Before 1977, if you wanted to send a secret message to someone, you had to meet them first to agree on a code (Key Exchange Problem). RSA changed history. It allowed two strangers who have never met to communicate securely immediately. It relies on the fact that Multiplying two large prime numbers is easy, but factoring the result back is impossible.
The Simplified Algorithm
- Choose two large primes: p and q.
- Calculate
n = p * q. (n is the Modulus). - Calculate specific values for e (Public Exponent) and d (Private Exponent).
- Public Key: (n, e).
- Private Key: (n, d).
The security relies on n. If an attacker can factor n back into p and q, they can calculate d and break the code.

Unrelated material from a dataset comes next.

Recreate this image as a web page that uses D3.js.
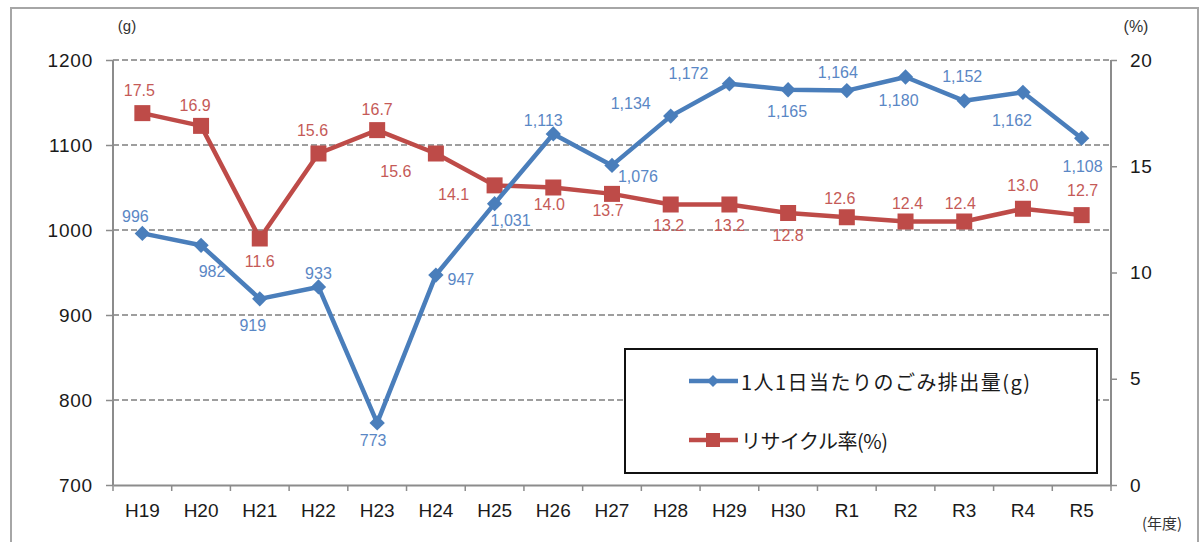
<!DOCTYPE html>
<html>
<head>
<meta charset="utf-8">
<script src="https://cdn.jsdelivr.net/npm/d3@7"></script>
<style>
  html, body { margin: 0; padding: 0; background: #fff; }
  svg { display: block; }
  text { font-family: "Liberation Sans", Arial, "Noto Sans CJK JP", sans-serif; }
</style>
</head>
<body>
<svg id="chart" width="1204" height="542"></svg>
<script>
// Fiscal years
const years = ["H19","H20","H21","H22","H23","H24","H25","H26","H27","H28","H29","H30","R1","R2","R3","R4","R5"];
// Waste per person per day (g)
const wastePerDay = [996, 982, 919, 933, 773, 947, 1031, 1113, 1076, 1134, 1172, 1165, 1164, 1180, 1152, 1162, 1108];
// Recycling rate (%)
const recycleRate = [17.5, 16.9, 11.6, 15.6, 16.7, 15.6, 14.1, 14.0, 13.7, 13.2, 13.2, 12.8, 12.6, 12.4, 12.4, 13.0, 12.7];
// Axis ticks
const leftTicks = [700, 800, 900, 1000, 1100, 1200];
const rightTicks = [0, 5, 10, 15, 20];

const seriesNames = ["1人1日当たりのごみ排出量(g)", "リサイクル率(%)"];

// Label offsets (dx, dy) from each point, to keep labels clear of the lines
const wasteLabelOffset = [
  [-7,-17],[11,26],[-7,27],[0,-13],[-4,18],[25,4],[16,17],[-10,-13],[26,11],[-40,-13],
  [-41,-10],[-1,22],[-9,-18],[-7,23],[-2,-24],[-11,28],[1,28]
];
const recycleLabelOffset = [
  [-3,-23],[-6,-20],[0,23],[-6,-23],[0,-21],[-40,18],[-41,9],[-4,17],[-4,17],[-2,21],
  [0,21],[0,22],[-7,-19],[2,-18],[-4,-18],[0,-23],[1,-25]
];

const svg = d3.select("#chart");
const plot = { left: 113, right: 1111, top: 60, bottom: 485 };

// Outer frame
svg.append("rect")
  .attr("x", 11).attr("y", 8).attr("width", 1187).attr("height", 560)
  .attr("fill", "none").attr("stroke", "#a6a6a6").attr("stroke-width", 2);

const x = d3.scaleBand().domain(years).range([plot.left, plot.right]);
const yL = d3.scaleLinear().domain([700, 1200]).range([plot.bottom, plot.top]);
const yR = d3.scaleLinear().domain([0, 20]).range([plot.bottom, plot.top]);
const cx = d => x(d) + x.bandwidth() / 2;

// Dashed gridlines
svg.append("g").selectAll("line")
  .data(leftTicks.filter(t => t > 700))
  .join("line")
  .attr("x1", plot.left).attr("x2", plot.right)
  .attr("y1", d => yL(d)).attr("y2", d => yL(d))
  .attr("stroke", "#7f7f7f").attr("stroke-width", 1.3)
  .attr("stroke-dasharray", "6,3");

const axisColor = "#8c8c8c";

// Left axis
const gL = svg.append("g").attr("transform", `translate(${plot.left},0)`)
  .call(d3.axisLeft(yL).tickValues(leftTicks).tickSize(7).tickPadding(13).tickFormat(d3.format("d")));
// Right axis
const gR = svg.append("g").attr("transform", `translate(${plot.right},0)`)
  .call(d3.axisRight(yR).tickValues(rightTicks).tickSize(6).tickPadding(13).tickFormat(d3.format("d")));
// Bottom axis: ticks between categories
const gB = svg.append("g").attr("transform", `translate(0,${plot.bottom})`)
  .call(d3.axisBottom(x).tickSize(0).tickPadding(19));
gB.selectAll(".tickmark").data(d3.range(years.length + 1)).join("line")
  .attr("class", "tickmark")
  .attr("x1", i => plot.left + i * x.step()).attr("x2", i => plot.left + i * x.step())
  .attr("y1", 0).attr("y2", 6).attr("stroke", axisColor).attr("stroke-width", 1.5);

[gL, gR, gB].forEach(g => {
  g.select(".domain").attr("stroke", axisColor).attr("stroke-width", 2);
  g.selectAll(".tick line").attr("stroke", axisColor).attr("stroke-width", 1.5);
  g.selectAll(".tick text").attr("fill", "#1a1a1a").style("font-size", "19px")
    .style("font-family", "'Liberation Sans', Arial, sans-serif");
});
gL.selectAll(".tick text").style("letter-spacing", "0.8px");
gR.selectAll(".tick text").style("letter-spacing", "0.8px");
gL.select(".domain").attr("d", `M0,${plot.top}V${plot.bottom}`);
gR.select(".domain").attr("d", `M0,${plot.top}V${plot.bottom}`);

// Unit labels
svg.append("text").attr("x", 127).attr("y", 31).attr("text-anchor", "middle")
  .style("font-size", "15px").attr("fill", "#333").text("(g)");
svg.append("text").attr("x", 1136).attr("y", 32).attr("text-anchor", "middle")
  .style("font-size", "16px").attr("fill", "#333").text("(%)");
svg.append("text").attr("x", 1162).attr("y", 529).attr("text-anchor", "middle")
  .style("font-size", "15px").attr("fill", "#333")
  .style("font-family", "'Noto Sans CJK JP', sans-serif").text("(年度)");

const blue = "#4a7ebb", red = "#be4b48";
const blueText = "#5a87c5", redText = "#c55a57";

// Recycling rate line and square markers
const lineR = d3.line().x((d, i) => cx(years[i])).y(d => yR(d));
svg.append("path").datum(recycleRate).attr("d", lineR)
  .attr("fill", "none").attr("stroke", red).attr("stroke-width", 4.5).attr("stroke-linejoin", "round");
svg.append("g").selectAll("rect").data(recycleRate).join("rect")
  .attr("x", (d, i) => cx(years[i]) - 8).attr("y", d => yR(d) - 8)
  .attr("width", 16).attr("height", 16).attr("fill", red);

// Waste per day line and diamond markers
const lineL = d3.line().x((d, i) => cx(years[i])).y(d => yL(d));
svg.append("path").datum(wastePerDay).attr("d", lineL)
  .attr("fill", "none").attr("stroke", blue).attr("stroke-width", 4.5).attr("stroke-linejoin", "round");
const diamond = d3.symbol().type(d3.symbolDiamond2).size(150);
svg.append("g").selectAll("path").data(wastePerDay).join("path")
  .attr("transform", (d, i) => `translate(${cx(years[i])},${yL(d)})`)
  .attr("d", diamond).attr("fill", blue);

// Value labels
svg.append("g").selectAll("text").data(recycleRate).join("text")
  .attr("x", (d, i) => cx(years[i]) + recycleLabelOffset[i][0])
  .attr("y", (d, i) => yR(d) + recycleLabelOffset[i][1])
  .attr("text-anchor", "middle").attr("dominant-baseline", "central")
  .style("font-size", "16px").attr("fill", redText)
  .text(d => d3.format(".1f")(d));
svg.append("g").selectAll("text").data(wastePerDay).join("text")
  .attr("x", (d, i) => cx(years[i]) + wasteLabelOffset[i][0])
  .attr("y", (d, i) => yL(d) + wasteLabelOffset[i][1])
  .attr("text-anchor", "middle").attr("dominant-baseline", "central")
  .style("font-size", "16px").attr("fill", blueText)
  .text(d => d3.format(",")(d));

// Legend
const lg = svg.append("g");
lg.append("rect").attr("x", 625).attr("y", 349).attr("width", 472).attr("height", 124)
  .attr("fill", "#fff").attr("stroke", "#111").attr("stroke-width", 2);
const legendItems = [
  { name: seriesNames[0], color: blue, y: 381, marker: "diamond", len: 289 },
  { name: seriesNames[1], color: red, y: 440, marker: "square", len: 147 }
];
legendItems.forEach(it => {
  lg.append("line").attr("x1", 689).attr("x2", 738).attr("y1", it.y).attr("y2", it.y)
    .attr("stroke", it.color).attr("stroke-width", 4.5);
  if (it.marker === "diamond") {
    lg.append("path").attr("transform", `translate(713,${it.y})`)
      .attr("d", d3.symbol().type(d3.symbolDiamond2).size(90)).attr("fill", it.color);
  } else {
    lg.append("rect").attr("x", 706).attr("y", it.y - 7).attr("width", 14).attr("height", 14)
      .attr("fill", it.color);
  }
  lg.append("text").attr("x", 741).attr("y", it.y).attr("dominant-baseline", "central")
    .style("font-size", "20px").style("font-family", "'Noto Sans CJK JP', sans-serif")
    .attr("textLength", it.len).attr("lengthAdjust", "spacing")
    .attr("fill", "#1a1a1a").text(it.name);
});
</script>
</body>
</html>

But n is 2048 bits long. Factoring it would take billions of years.
1. Encryption (The Math)
To encrypt a message m (converted to a number):
c = m^e mod n
This is modular exponentiation. We raise the message to the power of the public key, then take the remainder when divided by n.
2. Decryption
To decrypt the ciphertext c:
m = c^d mod n
Mathematically, (m^e)^d mod n = m. The math loops back to the original number.
Only the person with d can do this.
3. Digital Signatures
RSA also works in reverse for signing!
If I encrypt a hash with my Private Key, absolutely anyone can decrypt it with my **Public Key**.
Why would I do that?
Because if it decrypts successfully, it PROVES that only I could have created it. This is the basis of Digital Signatures and Identity.